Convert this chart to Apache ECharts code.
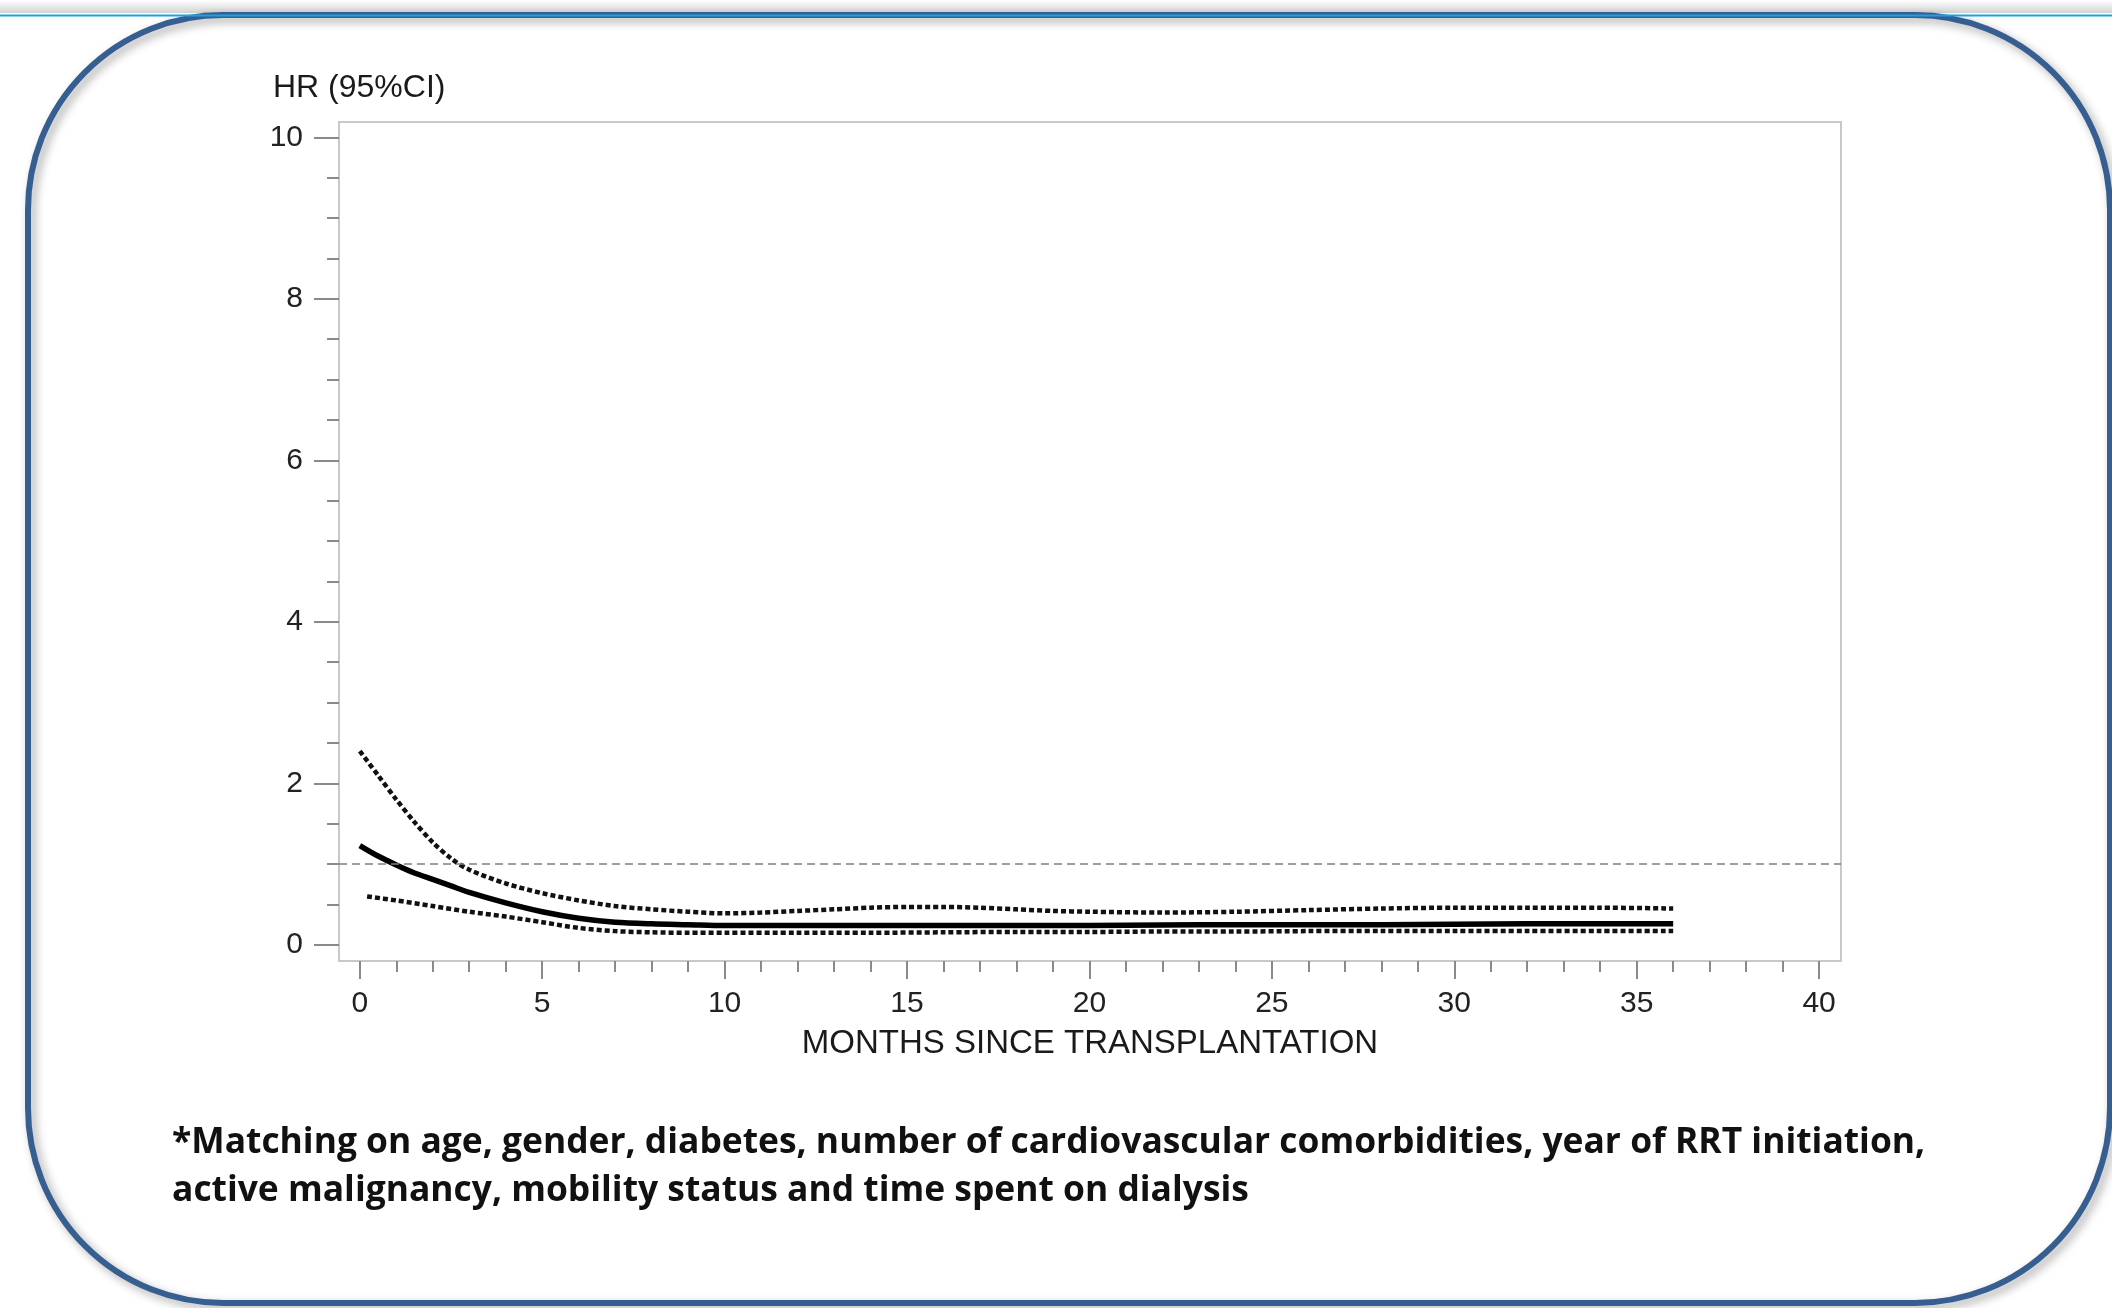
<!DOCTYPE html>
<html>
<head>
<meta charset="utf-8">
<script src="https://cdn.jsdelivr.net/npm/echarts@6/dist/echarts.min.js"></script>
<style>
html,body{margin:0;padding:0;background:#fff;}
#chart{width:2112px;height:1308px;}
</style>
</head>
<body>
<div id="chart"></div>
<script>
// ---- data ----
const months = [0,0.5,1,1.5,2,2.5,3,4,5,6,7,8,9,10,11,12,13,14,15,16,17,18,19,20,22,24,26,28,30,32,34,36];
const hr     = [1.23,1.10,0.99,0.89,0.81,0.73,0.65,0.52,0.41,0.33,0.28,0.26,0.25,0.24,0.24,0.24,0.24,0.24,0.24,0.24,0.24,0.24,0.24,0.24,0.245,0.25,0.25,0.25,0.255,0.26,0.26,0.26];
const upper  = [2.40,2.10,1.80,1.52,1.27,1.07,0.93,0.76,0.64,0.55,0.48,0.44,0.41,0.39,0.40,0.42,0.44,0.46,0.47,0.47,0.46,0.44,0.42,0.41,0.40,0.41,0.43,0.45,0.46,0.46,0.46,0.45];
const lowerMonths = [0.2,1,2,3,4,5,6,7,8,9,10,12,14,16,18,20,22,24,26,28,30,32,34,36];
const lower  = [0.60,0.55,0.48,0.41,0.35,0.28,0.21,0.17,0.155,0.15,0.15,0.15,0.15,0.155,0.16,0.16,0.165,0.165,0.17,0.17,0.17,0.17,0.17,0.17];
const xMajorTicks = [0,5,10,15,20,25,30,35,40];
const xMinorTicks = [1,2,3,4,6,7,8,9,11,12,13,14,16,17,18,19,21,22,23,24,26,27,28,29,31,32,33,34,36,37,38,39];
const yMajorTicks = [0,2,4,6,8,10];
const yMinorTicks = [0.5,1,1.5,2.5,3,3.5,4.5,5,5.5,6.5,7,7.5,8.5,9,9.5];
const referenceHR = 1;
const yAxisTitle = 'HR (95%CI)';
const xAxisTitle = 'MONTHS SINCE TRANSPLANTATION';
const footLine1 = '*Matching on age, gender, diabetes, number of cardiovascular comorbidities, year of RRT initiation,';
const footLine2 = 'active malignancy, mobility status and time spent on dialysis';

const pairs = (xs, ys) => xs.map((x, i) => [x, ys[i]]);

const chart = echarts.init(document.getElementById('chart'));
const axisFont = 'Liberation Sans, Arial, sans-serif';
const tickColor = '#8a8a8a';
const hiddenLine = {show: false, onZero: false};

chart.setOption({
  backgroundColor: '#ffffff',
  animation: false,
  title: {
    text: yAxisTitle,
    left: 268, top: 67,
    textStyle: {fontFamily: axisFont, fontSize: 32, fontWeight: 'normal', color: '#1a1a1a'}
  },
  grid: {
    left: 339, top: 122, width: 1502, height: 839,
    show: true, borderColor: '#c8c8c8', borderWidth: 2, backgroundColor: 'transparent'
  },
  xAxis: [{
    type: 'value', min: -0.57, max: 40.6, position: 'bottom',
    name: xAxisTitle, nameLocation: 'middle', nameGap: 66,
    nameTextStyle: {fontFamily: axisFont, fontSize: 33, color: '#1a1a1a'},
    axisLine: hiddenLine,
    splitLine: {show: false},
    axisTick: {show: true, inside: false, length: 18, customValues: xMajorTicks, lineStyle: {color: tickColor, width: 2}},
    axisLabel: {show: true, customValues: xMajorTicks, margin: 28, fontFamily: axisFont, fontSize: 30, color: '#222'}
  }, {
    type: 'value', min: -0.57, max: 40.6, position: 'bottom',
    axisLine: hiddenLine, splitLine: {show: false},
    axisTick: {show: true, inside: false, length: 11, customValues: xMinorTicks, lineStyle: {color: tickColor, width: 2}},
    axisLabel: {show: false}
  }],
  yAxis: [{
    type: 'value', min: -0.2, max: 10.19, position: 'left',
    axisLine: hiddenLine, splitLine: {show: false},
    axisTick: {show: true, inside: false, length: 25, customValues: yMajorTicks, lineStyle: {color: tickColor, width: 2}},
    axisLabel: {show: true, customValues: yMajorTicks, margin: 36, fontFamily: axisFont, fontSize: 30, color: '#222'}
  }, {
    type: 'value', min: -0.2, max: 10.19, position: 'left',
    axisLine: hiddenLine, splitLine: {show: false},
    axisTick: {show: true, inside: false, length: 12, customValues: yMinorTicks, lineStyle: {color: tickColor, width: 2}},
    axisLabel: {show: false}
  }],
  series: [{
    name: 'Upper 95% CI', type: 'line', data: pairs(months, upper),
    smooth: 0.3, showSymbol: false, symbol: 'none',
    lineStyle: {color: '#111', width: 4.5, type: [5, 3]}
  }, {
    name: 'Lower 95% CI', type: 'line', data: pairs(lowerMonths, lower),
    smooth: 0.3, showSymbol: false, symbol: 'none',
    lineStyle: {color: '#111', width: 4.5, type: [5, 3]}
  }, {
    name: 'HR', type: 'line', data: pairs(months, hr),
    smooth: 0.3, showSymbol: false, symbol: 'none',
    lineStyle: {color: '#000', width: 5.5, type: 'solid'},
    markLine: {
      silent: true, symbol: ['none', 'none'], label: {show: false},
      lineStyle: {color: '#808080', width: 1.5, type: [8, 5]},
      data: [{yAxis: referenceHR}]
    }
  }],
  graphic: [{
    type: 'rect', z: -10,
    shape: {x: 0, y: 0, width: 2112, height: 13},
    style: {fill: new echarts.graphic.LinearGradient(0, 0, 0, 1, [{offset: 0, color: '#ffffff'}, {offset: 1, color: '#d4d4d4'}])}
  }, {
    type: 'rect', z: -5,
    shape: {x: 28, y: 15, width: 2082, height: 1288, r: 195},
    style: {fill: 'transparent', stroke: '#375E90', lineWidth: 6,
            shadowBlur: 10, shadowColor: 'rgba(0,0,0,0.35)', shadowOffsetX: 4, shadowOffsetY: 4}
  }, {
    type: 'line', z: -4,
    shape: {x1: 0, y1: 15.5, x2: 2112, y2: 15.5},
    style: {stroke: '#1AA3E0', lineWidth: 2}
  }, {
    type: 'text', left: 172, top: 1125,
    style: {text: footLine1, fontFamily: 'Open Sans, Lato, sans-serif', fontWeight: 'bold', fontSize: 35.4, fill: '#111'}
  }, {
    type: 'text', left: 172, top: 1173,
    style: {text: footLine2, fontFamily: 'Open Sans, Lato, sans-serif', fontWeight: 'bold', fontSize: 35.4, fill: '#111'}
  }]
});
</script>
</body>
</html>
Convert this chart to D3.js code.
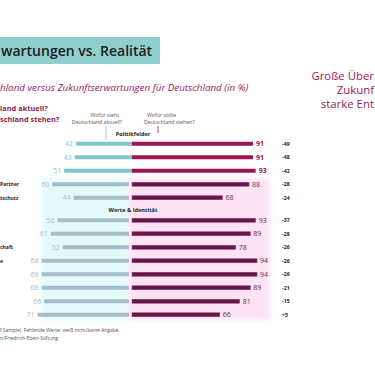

### Objective
Gather each line from the entries above that includes the word "Convert".

### Solved exercise
Convert this chart to Apache ECharts code.
Convert this chart to D3.js code.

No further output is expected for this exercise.